Why is it hard to solve the Ising-model in 3D?

Question

The Ising model is a well-known and well-studied model of magnetism. Ising solved the model in one dimension in 1925. In 1944, Onsager obtained the exact free energy of the two-dimensional (2D) model in zero field and, in 1952, Yang presented a computation of the spontaneous magnetization. But, the three-dimensional (3D) model has withstood challenges and remains, to this date, an outstanding unsolved problem.

Answer 1

There is a result I only heard about recently: it has been proven that computing partition functions for the Ising-model in dimensions > 2 is NP-complete. (The paper can be found at http://www.cs.brown.edu/people/sorin/pdfs/Ising-paper.pdf; a more readable one is here http://www.siam.org/pdf/news/654.pdf - both can be found on the Wikipedia on the Ising model). I'm far from an expert on this, but the main idea is that a certain NP-complete graph theory problem on finding maximal sets of edges can be mapped to ground states of Ising-3D. Roughly, this means that you can't find ground states in polynomial time, and as most physicists know, if the difficulty of your problem scales exponentially, solving something exactly for large systems quickly becomes impossible.

Answer 2

The 3d Ising model can be "solved" in a certain sense, it can be recast as the problem of a discrete lattice Fermionic string. This method is explained in detail in the last chapter of Polyakov's "Gauge Fields and Strings", and it is the natural generalization of Onsager's method to 3d.

This method does not produce analytical computable critical exponents in 3d as yet, but not because the 3d model is intractable. The proofs that you have intractability in calculating the free energy for an arbitrary sublattice of the 3d model is interesting, but it also works in 5d or 6d, where the critical exponents are mean field, and so exactly computable. This proof only shows that the general solution, in the sense of computing all correlation functions in the presence of arbitrary external fields, is going to be difficult. But it does not mean that the 2 point function is uncomputable in the long-distance limit.

The only precise meaning I can see to the statement that a statistical model is solvable is saying that the computation of the correlation functions can be reduced in complexity from doing a full Monte-Carlo simulation. In this regard, knowing that the configurations of the 3d model are described by Polyakov lattice Fermionic strings does help, because you can simulate noninteracting strings enclosing volumes instead of spins on each site. The issue is that the strings are Fermionic, so it might not be possible to actually simulate a typical configuration using Polyakov's transformation any more simply than the usual way, because of the Fermion sign problem.

This is all investigated by Polyakov from time to time, and there is still a reasonable hope for a new idea which will lead to progress, the computational intractability results nonwithstanding.

Answer 3

Exaxt solvability has nothing to do with NP-completeness.

For equations on a lattice or a continuum, exact solvability happens to be equivalent with having enough symmetries to allow the solution to be determined by exploiting these. (To a large extent, this even holds for ordinary differential equations in more than a few variables.)

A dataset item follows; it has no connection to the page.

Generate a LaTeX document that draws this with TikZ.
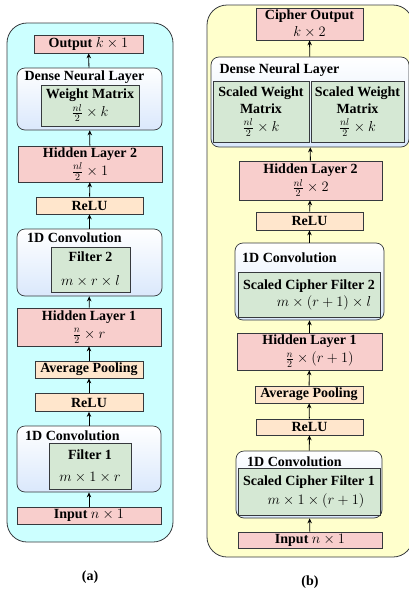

The reason that a few (classical or quantum) systems are integrable therefore comes from the fact that they have a much larger (infinite-dimensional) symmetry group, and hence infinitely many conservation laws, while a typical system has only a small, low-dimensional symmetry group. This is the (modern) explanation why Onsager's solution works, while there is no analogous solution in the next dimension.

If one looks at lists of integrable systems (e.g., the one at http://en.wikipedia.org/wiki/Integrable_system#Exactly_solvable_models which for the classical case seems fairly complete) one sees that they get very scarce in higher dimensions. There are just not enough possible large symmetry groups around....

Answer 4

Two-dimensional theories simply have much more mathematical structure that makes many such models mathematically solvable - integrable.

In particular, in the long-distance limit, one obtains a scale-invariant theory that is typically conformally invariant as well. Two-dimensional conformal symmetry is - unlikely any higher-dimensional symmetry - infinite-dimensional. This fact plays a very important role in string theory which has 2-dimensional world sheets. In some sense, the 2D systems lead to "infinitely many conserved quantities" which often makes their physics solvable.

Perturbative string theory reflects much of the special mathematics that makes problems tractable in two dimensions. Needless to say, 1D systems may be as solvable as 2D systems or more so. Integrable - analytically solvable - systems have also included spin chains. All these things are parts of string theory in one way or another. On the other hand, problems in three or more dimensions are qualitatively harder and most of the questions about the Ising model in 3D and similar models are not analytically solvable.

Another question is whether one may understand a model qualitatively. Of course, an analytic understanding gives one a superior tool to answer this question as well. When it doesn't, it's still possible to gain some qualitative understanding - numerically or by various approximation schemes - and the fact that as of 2011, it hasn't been done, is just a historical accident that is more likely because it's a difficult problem.